I can say that the music is kept relatively intact in the transition, and they are worthy to be called Castlevania music. There are a few songs I prefer over Rondo of Blood like Ghost Ship Painting and Den, but it just cannot compete with the CD audio that made Rondo of Blood's soundtrack so excellent

The major culprit here is the level design. It is needlessly difficult and that's where my frustration came into play. Bottomless pits are back full force, and I cannot tell you how stupid the level design is in the second-half of the game. For some reason, there are no invincibility frames in this game, meaning I can get hit constantly by enemies, and it's more aggravating with the smaller ones like Bats and Medusa Heads. It's like if the developers looked at Stage 5' from Rondo of Blood and implement its bullshit difficulty to all of the levels

Stage 6 in my opinion is the worst level in the game. The first-half isn't awful, but the second-half can just fuck right off. In the vertical section, there are Spear Guards placed in very awkward positions with bats coming out from the right. They randomly spawn just to ruin Richter's day and I was not having it. After the vertical section, there are certain gears Richter has to jump to, but Skull Heads can easily mess you up, and they are a one-way ticket for plummeting to your death. I was also not having it with Death either, and most of my deaths were by his spin attack. All of this combined led to an exercise in frustration and using save states as my saving grace. I don't mind a challenge, and the level design could've been decent if they got rid of the unnecessary shit and add in invincibility frames, cause this is just poor level design in the later half

Lastly, who the hell designed the Dracula fight? Dracula in Rondo of Blood was a decent challenge, but did they really have to add bottomless pits into the mix? Just one wrong move and I plummet to my death. It also takes forever for Dracula to reach the destination you were expecting him to warp to in order to attack; so not only is this frustrating, it's also tedious. The best sub-weapon for this fight in particular is easily the Cross, and please save your hearts for his second form to trigger multiple item crashes that can drain his damage. This took me about an hour to finish him off with me mindlessly abusing the save state feature that takes me back to the beginning of the fight. This is easily the worst Dracula fight I've ever encountered so far, and I don't want to think of coming back to it

Castlevania: Dracula X is ok at best, but bullshit at worst. Comparing to its SNES predecessor, Super Castlevania IV, feels like a downgrade in mostly all departments. I want to say it was decent when I first started playing it, but I can't bring myself to do that. This was a painful experience, and this was not fun to play

Unabashedly a bastardization of Rondo of Blood and not even very playable as its own thing - there's an obscene hyperfixation to moving platforms over bottomless pits, the returning enemy roster is super limited, and the final dracula fight is an abomination. And as stunning as the first level's vivid heatwave is, the game's artstyle quickly tapers off into generic halls and caves - well-drawn caves and halls, mind you, but nothing that sells Dracula's castle as an inhabited, lived-in location.

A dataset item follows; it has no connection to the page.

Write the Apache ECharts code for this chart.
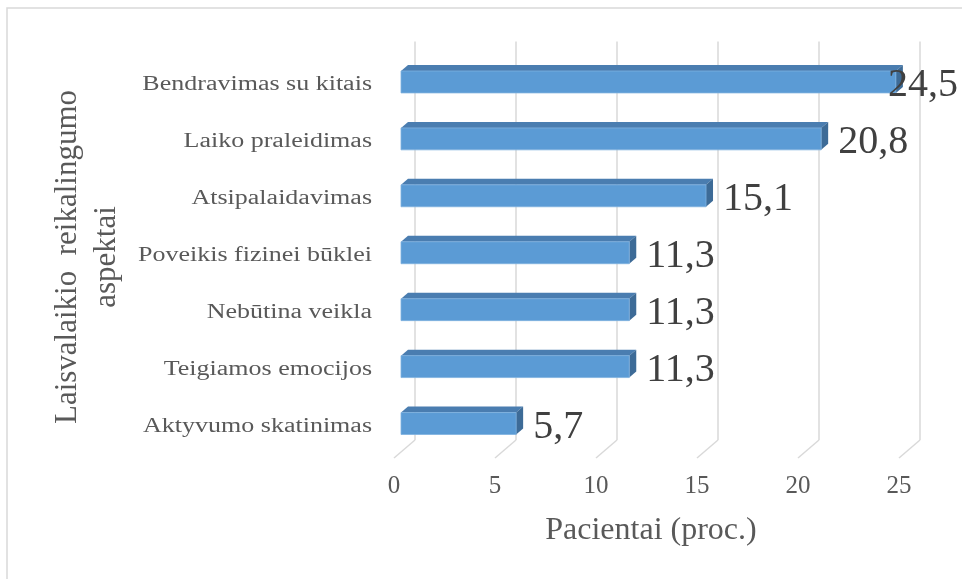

Yet, I still liked it. I have a weird love for B-tier retoolings of games with almost homebrew-esque design philosophies: They're very eye-opening not just as standalone pieces, but as complements to their source material. They're very telling of what is and isn't easily replicable relative to hardware differences, as well as the implementation and design abilities of the rookies involved. Playing one helps you find the vocab to describe the other better. The SNES reinterpretations of the redbook Rondo OST are enough reason to justify its existence imo: Really stellar synthlead work. With exception to a few returning tracks, everything sounds 90% as good and has a ghastly reverb to it that works to the hollow winds and wayward echoes of the world.

Now the world needs a Genesis retooling of Rondo.